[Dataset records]

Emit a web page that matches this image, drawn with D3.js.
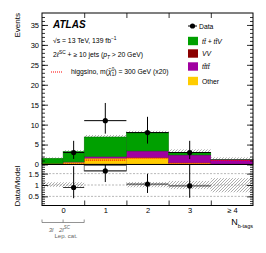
<!DOCTYPE html>
<html>
<head>
<meta charset="utf-8">
<script src="https://cdn.jsdelivr.net/npm/d3@7"></script>
<style>
  body { margin: 0; background: #fff; }
  svg { font-family: "Liberation Sans", Arial, sans-serif; }
</style>
</head>
<body>
<svg width="266" height="253"></svg>
<script>
// bins: the 0 b-tag bin is split into 3l and 2lSC
const binLo = [-0.5, 0, 0.5, 1.5, 2.5, 3.5];
const binHi = [0, 0.5, 1.5, 2.5, 3.5, 4.5];
// stacked backgrounds, bottom to top
const vv = [0.25, 0.15, 0.15, 0.1, 0.05, 0.03];
const other = [0.05, 0.45, 1.45, 1.6, 0.35, 0.1];
const tttt = [0.0, 0.05, 0.4, 1.7, 2.0, 1.15];
const ttv = [1.25, 2.6, 4.9, 4.65, 0.55, 0.02];
const totErr = [0.25, 0.35, 0.5, 0.4, 0.85, 0.5];
const signal = [0, 0.1, 1.1, 1.55, 0.3, 1.0];

// data points
const dataX = [0.25, 1, 2, 3];
const dataHalfW = [0.25, 0.5, 0.5, 0.5];
const dataY = [3, 11, 8, 3];
const dataLo = [1.37, 7.74, 5.24, 1.37];
const dataHi = [5.94, 15.43, 11.96, 5.94];

// ratio panel
const ratioY = [0.89, 1.62, 1.04, 0.96];
const ratioLo = [0.42, 1.13, 0.65, 0.44];
const ratioHi = [1.82, 2.23, 1.49, 2.0];
const bandX = [0, 2, 3, 4];
const bandLo = [0.92, 0.9, 0.82, 0.68];
const bandHi = [1.12, 1.13, 1.18, 1.3];

const xTicks = [0, 1, 2, 3, 4];
const xTickLabels = ["0", "1", "2", "3", "\u2265 4"];
const yTicks = [0, 5, 10, 15, 20, 25, 30, 35];
const rTicks = [0.5, 1, 1.5];

const colors = { ttv: "#00a000", vv: "#8b0000", tttt: "#a000a0", other: "#ffcc00" };
const strokes = { ttv: "#007000", vv: "#500000", tttt: "#700070", other: "#d09000" };

const L = 42, R = 253, T = 13, MB = 164.5, RB = 205.5;

const svg = d3.select("svg");
const defs = svg.append("defs");
const pat = defs.append("pattern").attr("id", "hatch").attr("patternUnits", "userSpaceOnUse")
  .attr("width", 3).attr("height", 3);
pat.append("path").attr("d", "M-1,1 l2,-2 M0,3 l3,-3 M2,4 l2,-2")
  .attr("stroke", "#777").attr("stroke-width", 0.6);
defs.append("clipPath").attr("id", "clipR").append("rect")
  .attr("x", L).attr("y", MB).attr("width", R - L).attr("height", RB - MB);

const x = d3.scaleLinear().domain([-0.5, 4.5]).range([L, R]);
const y = d3.scaleLinear().domain([0, 38]).range([MB, T]);
const yr = d3.scaleLinear().domain([0.1, 1.9]).range([RB, MB]);

// uncertainty band in main panel (drawn first, stacks cover lower half)
const totals = binLo.map((d, i) => vv[i] + other[i] + tttt[i] + ttv[i]);
svg.append("g").selectAll("rect").data(binLo).join("rect")
  .attr("x", (d, i) => x(binLo[i])).attr("width", (d, i) => x(binHi[i]) - x(binLo[i]))
  .attr("y", (d, i) => y(totals[i] + totErr[i]))
  .attr("height", (d, i) => y(totals[i] - totErr[i]) - y(totals[i] + totErr[i]))
  .attr("fill", "url(#hatch)");

// stacks
const layers = [["vv", vv], ["other", other], ["tttt", tttt], ["ttv", ttv]];
const base = binLo.map(() => 0);
layers.forEach(([k, vals]) => {
  const g = svg.append("g");
  vals.forEach((v, i) => {
    if (v <= 0) return;
    g.append("rect")
      .attr("x", x(binLo[i])).attr("width", x(binHi[i]) - x(binLo[i]))
      .attr("y", y(base[i] + v)).attr("height", y(base[i]) - y(base[i] + v))
      .attr("fill", colors[k]).attr("stroke", strokes[k]).attr("stroke-width", 0.5);
    base[i] += v;
  });
});

// signal, dotted red
svg.append("g").selectAll("line").data(signal.map((s, i) => i).filter(i => signal[i] > 0.05)).join("line")
  .attr("x1", i => x(binLo[i])).attr("x2", i => x(binHi[i]))
  .attr("y1", i => y(signal[i])).attr("y2", i => y(signal[i]))
  .attr("stroke", "#ff0000").attr("stroke-width", 1.1).attr("stroke-dasharray", "1,1");

// data points
const gd = svg.append("g");
dataX.forEach((dx, i) => {
  gd.append("line").attr("x1", x(dx - dataHalfW[i])).attr("x2", x(dx + dataHalfW[i]))
    .attr("y1", y(dataY[i])).attr("y2", y(dataY[i])).attr("stroke", "#000");
  gd.append("line").attr("x1", x(dx)).attr("x2", x(dx))
    .attr("y1", y(dataLo[i])).attr("y2", y(dataHi[i])).attr("stroke", "#000");
  gd.append("circle").attr("cx", x(dx)).attr("cy", y(dataY[i])).attr("r", 2.6).attr("fill", "#000");
});

// ratio panel
const gr = svg.append("g").attr("clip-path", "url(#clipR)");
rTicks.forEach(t => {
  gr.append("line").attr("x1", L).attr("x2", R).attr("y1", yr(t)).attr("y2", yr(t))
    .attr("stroke", "#999").attr("stroke-width", 0.7).attr("stroke-dasharray", "2,1.5");
});
bandX.forEach((b, i) => {
  gr.append("rect").attr("x", x(b - 0.5)).attr("width", x(b + 0.5) - x(b - 0.5))
    .attr("y", yr(bandHi[i])).attr("height", yr(bandLo[i]) - yr(bandHi[i]))
    .attr("fill", "url(#hatch)");
});
// overflow box of bin 1
gr.append("rect").attr("x", x(0.5)).attr("width", x(1.5) - x(0.5))
  .attr("y", yr(1.9) + 1).attr("height", yr(ratioY[1]) - yr(1.9) - 1)
  .attr("fill", "none").attr("stroke", "#555").attr("stroke-width", 0.8);
dataX.forEach((dx, i) => {
  gr.append("line").attr("x1", x(dx - dataHalfW[i])).attr("x2", x(dx + dataHalfW[i]))
    .attr("y1", yr(ratioY[i])).attr("y2", yr(ratioY[i])).attr("stroke", "#333");
  gr.append("line").attr("x1", x(dx)).attr("x2", x(dx))
    .attr("y1", yr(ratioLo[i])).attr("y2", yr(ratioHi[i])).attr("stroke", "#000");
  gr.append("circle").attr("cx", x(dx)).attr("cy", yr(ratioY[i])).attr("r", 2.6).attr("fill", "#000");
});

// axes
function styleAxis(g) {
  g.select(".domain").remove();
  g.selectAll("line").attr("stroke", "#000").attr("stroke-width", 0.8);
  g.selectAll("text").attr("font-size", 7.5).attr("fill", "#000");
}
svg.append("g").attr("transform", `translate(${L},0)`)
  .call(d3.axisLeft(y).tickValues(yTicks).tickSize(-6).tickPadding(3)).call(styleAxis);
svg.append("g").attr("transform", `translate(${L},0)`)
  .call(d3.axisLeft(y).tickValues(d3.range(0, 38, 1)).tickSize(-3).tickFormat("")).call(styleAxis);
svg.append("g").attr("transform", `translate(${R},0)`)
  .call(d3.axisRight(y).tickValues(yTicks).tickSize(-6).tickFormat("")).call(styleAxis);
svg.append("g").attr("transform", `translate(${R},0)`)
  .call(d3.axisRight(y).tickValues(d3.range(0, 38, 1)).tickSize(-3).tickFormat("")).call(styleAxis);

svg.append("g").attr("transform", `translate(${L},0)`)
  .call(d3.axisLeft(yr).tickValues(rTicks).tickSize(-6).tickPadding(3).tickFormat(d3.format("~g"))).call(styleAxis);
svg.append("g").attr("transform", `translate(${L},0)`)
  .call(d3.axisLeft(yr).tickValues(d3.range(0.2, 1.9, 0.1)).tickSize(-3).tickFormat("")).call(styleAxis);
svg.append("g").attr("transform", `translate(${R},0)`)
  .call(d3.axisRight(yr).tickValues(rTicks).tickSize(-6).tickFormat("")).call(styleAxis);
svg.append("g").attr("transform", `translate(${R},0)`)
  .call(d3.axisRight(yr).tickValues(d3.range(0.2, 1.9, 0.1)).tickSize(-3).tickFormat("")).call(styleAxis);

// x: ticks at bin edges, labels at bin centres
svg.append("g").attr("transform", `translate(0,${T})`)
  .call(d3.axisTop(x).tickValues([0.5, 1.5, 2.5, 3.5]).tickSize(-5).tickFormat("")).call(styleAxis);
svg.append("g").attr("transform", `translate(0,${RB})`)
  .call(d3.axisBottom(x).tickValues([0.5, 1.5, 2.5, 3.5]).tickSize(-5).tickFormat("")).call(styleAxis);
svg.append("g").attr("transform", `translate(0,${RB})`)
  .call(d3.axisBottom(x).tickValues(xTicks).tickSize(0).tickPadding(2.5).tickFormat((d, i) => xTickLabels[i]))
  .call(styleAxis);

// frames
svg.append("rect").attr("x", L).attr("y", T).attr("width", R - L).attr("height", RB - T)
  .attr("fill", "none").attr("stroke", "#000").attr("stroke-width", 1);
svg.append("line").attr("x1", L).attr("x2", R).attr("y1", MB).attr("y2", MB)
  .attr("stroke", "#000").attr("stroke-width", 1);

// axis titles
svg.append("text").attr("transform", "translate(20,13) rotate(-90)")
  .attr("text-anchor", "end").attr("font-size", 8).text("Events");
svg.append("text").attr("transform", `translate(20,${(MB + RB) / 2 + 1}) rotate(-90)`)
  .attr("text-anchor", "middle").attr("font-size", 8).text("Data/Model");
const xt = svg.append("text").attr("x", R).attr("y", 225).attr("text-anchor", "end").attr("font-size", 9);
xt.append("tspan").text("N");
xt.append("tspan").attr("dy", 2.5).attr("font-size", 5.5).text("b-tags");

// lepton category bracket under bin 0
const gb = svg.append("g").attr("stroke", "#666").attr("stroke-width", 0.7);
gb.append("line").attr("x1", x(-0.5)).attr("x2", x(0.5)).attr("y1", 222.5).attr("y2", 222.5);
[-0.5, 0, 0.5].forEach(v => gb.append("line").attr("x1", x(v)).attr("x2", x(v)).attr("y1", 222.5).attr("y2", 219.5));
svg.append("text").attr("x", 51).attr("y", 231.5).attr("text-anchor", "middle").attr("font-size", 6)
  .attr("font-style", "italic").attr("fill", "#666").text("3l");
const t2 = svg.append("text").attr("x", 59).attr("y", 231.5).attr("font-size", 6)
  .attr("font-style", "italic").attr("fill", "#666");
t2.append("tspan").text("2l");
t2.append("tspan").attr("dy", -2.5).attr("font-size", 4.5).text("SC");
svg.append("text").attr("x", 66).attr("y", 238).attr("text-anchor", "middle").attr("font-size", 6)
  .attr("fill", "#666").text("Lep. cat.");

// labels top-left
svg.append("text").attr("x", 53).attr("y", 28).attr("font-size", 10).attr("font-weight", "bold")
  .attr("font-style", "italic").text("ATLAS");
const t3 = svg.append("text").attr("x", 53).attr("y", 43).attr("font-size", 6.8);
t3.append("tspan").text("\u221As = 13 TeV, 139 fb");
t3.append("tspan").attr("dy", -3).attr("font-size", 4.8).text("\u22121");
const t4 = svg.append("text").attr("x", 53).attr("y", 57).attr("font-size", 6.8);
t4.append("tspan").text("2");
t4.append("tspan").attr("font-style", "italic").text("\u2113");
t4.append("tspan").attr("dy", -3).attr("font-size", 4.8).text("SC");
t4.append("tspan").attr("dy", 3).text(" + \u2265 10 jets (");
t4.append("tspan").attr("font-style", "italic").text("p");
t4.append("tspan").attr("dy", 1.8).attr("font-size", 4.8).attr("font-style", "italic").text("T");
t4.append("tspan").attr("dy", -1.8).text(" > 20 GeV)");
svg.append("line").attr("x1", 51).attr("x2", 63).attr("y1", 72).attr("y2", 72)
  .attr("stroke", "#ff0000").attr("stroke-width", 1.1).attr("stroke-dasharray", "1,1");
const t5 = svg.append("text").attr("x", 71).attr("y", 74).attr("font-size", 6.8);
t5.append("tspan").text("higgsino, m(");
t5.append("tspan").attr("font-style", "italic").text("\u03C7\u0303");
t5.append("tspan").attr("dy", 1.8).attr("font-size", 4.5).text("1");
t5.append("tspan").attr("dy", -4.5).attr("dx", -2.5).attr("font-size", 4.5).text("0");
t5.append("tspan").attr("dy", 2.7).text(") = 300 GeV (x20)");

// legend
const lg = svg.append("g");
lg.append("line").attr("x1", 188).attr("x2", 197).attr("y1", 26).attr("y2", 26).attr("stroke", "#000");
lg.append("circle").attr("cx", 192.5).attr("cy", 26).attr("r", 2.6);
lg.append("text").attr("x", 199).attr("y", 28.5).attr("font-size", 6.8).text("Data");
const legItems = [
  ["ttv", "tt\u0304 + tt\u0304V", 41],
  ["vv", "VV", 53.5],
  ["tttt", "tt\u0304tt\u0304", 66.5],
  ["other", "Other", 81]
];
legItems.forEach(([k, label, cy]) => {
  lg.append("rect").attr("x", 188).attr("y", cy - 4.2).attr("width", 10).attr("height", 8.4)
    .attr("fill", colors[k]);
  lg.append("text").attr("x", 202).attr("y", cy + 2.5).attr("font-size", 6.8)
    .attr("font-style", k === "other" ? "normal" : "italic").text(label);
});
</script>
</body>
</html>
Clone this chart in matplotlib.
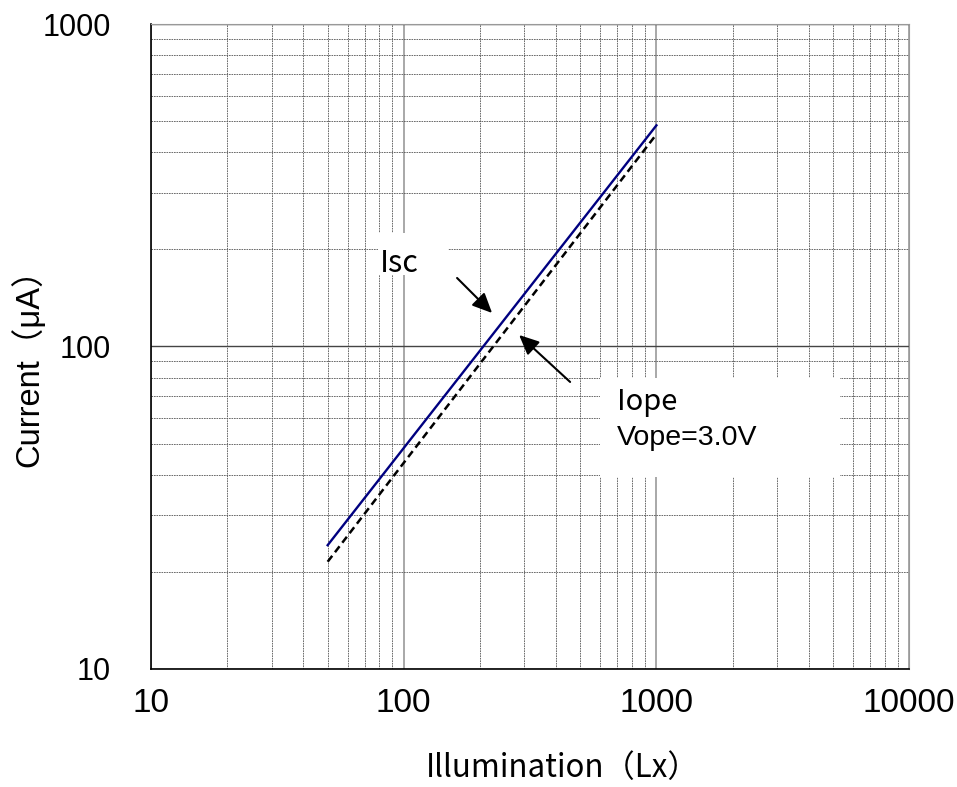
import matplotlib
matplotlib.use("Agg")
import matplotlib.pyplot as plt
from matplotlib.patches import Rectangle
from matplotlib.ticker import LogLocator, FixedLocator, NullFormatter

# data
illum = [50, 1000]
isc = [24.2, 485]
iope = [21.5, 455]

x_ticks = [10, 100, 1000, 10000]
x_ticklabels = ["10", "100", "1000", "10000"]
y_ticks = [10, 100, 1000]
y_ticklabels = ["10", "100", "1000"]

cjk = ["Noto Sans CJK JP", "DejaVu Sans"]
latin_cjk = ["Liberation Sans", "Noto Sans CJK JP"]

fig = plt.figure(figsize=(9.57, 7.87), dpi=100)
ax = fig.add_axes([0.1578, 0.150, 0.7922, 0.8195])

ax.set_xscale("log")
ax.set_yscale("log")
ax.set_xlim(10, 10000)
ax.set_ylim(10, 1000)

ax.plot(illum, isc, color="#000080", lw=1.7, zorder=3)
ax.plot(illum, iope, color="black", lw=1.8, ls=(0, (3, 1.8)), zorder=3)

ax.xaxis.set_major_locator(FixedLocator(x_ticks))
ax.yaxis.set_major_locator(FixedLocator(y_ticks))
ax.set_xticklabels(x_ticklabels, fontfamily="Liberation Sans", fontsize=24)
ax.set_yticklabels(y_ticklabels, fontfamily="Liberation Sans", fontsize=22)
ax.xaxis.set_minor_locator(LogLocator(base=10, subs=range(2, 10)))
ax.yaxis.set_minor_locator(LogLocator(base=10, subs=range(2, 10)))
ax.xaxis.set_minor_formatter(NullFormatter())
ax.yaxis.set_minor_formatter(NullFormatter())
ax.tick_params(which="both", length=0)
ax.tick_params(axis="x", pad=14)
ax.tick_params(axis="y", pad=29)

ax.xaxis.grid(True, which="major", color="#999999", lw=1.2, ls="-")
ax.yaxis.grid(True, which="major", color="#444444", lw=1.0, ls="-")
ax.grid(which="minor", color="#555555", lw=0.6, ls=(0, (2, 1)))
ax.set_axisbelow(True)

for side in ["top", "right"]:
    ax.spines[side].set_color("#999999")
ax.spines["left"].set_linewidth(1.2)
ax.spines["bottom"].set_linewidth(1.2)

fig.text(563 / 957, 1 - 768 / 787, "Illumination（Lx）", fontfamily=cjk, fontsize=22.5,
         ha="center", va="center")
fig.text(28 / 957, 1 - 360 / 787, "Current（μA）", fontfamily=latin_cjk, fontsize=23.5,
         rotation=90, ha="center", va="center")

# white label boxes
ax.add_patch(Rectangle((0.2995, 0.611), 0.0923, 0.065, transform=ax.transAxes,
                       facecolor="white", edgecolor="none", zorder=2))
ax.add_patch(Rectangle((0.5923, 0.2977), 0.3167, 0.1535, transform=ax.transAxes,
                       facecolor="white", edgecolor="none", zorder=2))

ax.text(0.302, 0.6155, "Isc", transform=ax.transAxes, fontfamily=cjk, fontsize=22,
        va="baseline", ha="left", zorder=4)
ax.text(0.6148, 0.4016, "Iope", transform=ax.transAxes, fontfamily=cjk, fontsize=21,
        va="baseline", ha="left", zorder=4)
ax.text(0.6148, 0.3473, "Vope=3.0V", transform=ax.transAxes, fontfamily=latin_cjk,
        fontsize=20.5, va="baseline", ha="left", zorder=4)

arrow = dict(arrowstyle="-|>,head_length=1.2,head_width=0.55", color="black", lw=1.5,
             shrinkA=0, shrinkB=0)
ax.annotate("", xy=(0.4499, 0.5519), xytext=(0.4037, 0.6062), xycoords="axes fraction",
            arrowprops=arrow, zorder=5)
ax.annotate("", xy=(0.4855, 0.5178), xytext=(0.5528, 0.4450), xycoords="axes fraction",
            arrowprops=arrow, zorder=5)

fig.savefig("out.png", dpi=100, facecolor="white")
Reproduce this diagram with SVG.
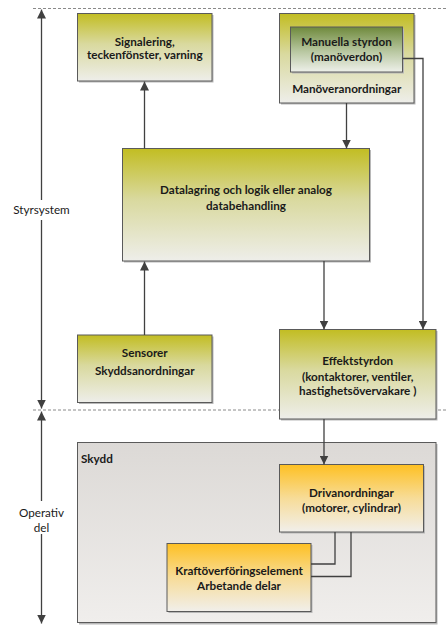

* WHAT TO DO
In the records above, locate every line with the string "drawn" and copy it.

* PROBLEM SOLUTION
Emit a web page that matches this image, drawn with D3.js.
// uncertainty band in main panel (drawn first, stacks cover lower half)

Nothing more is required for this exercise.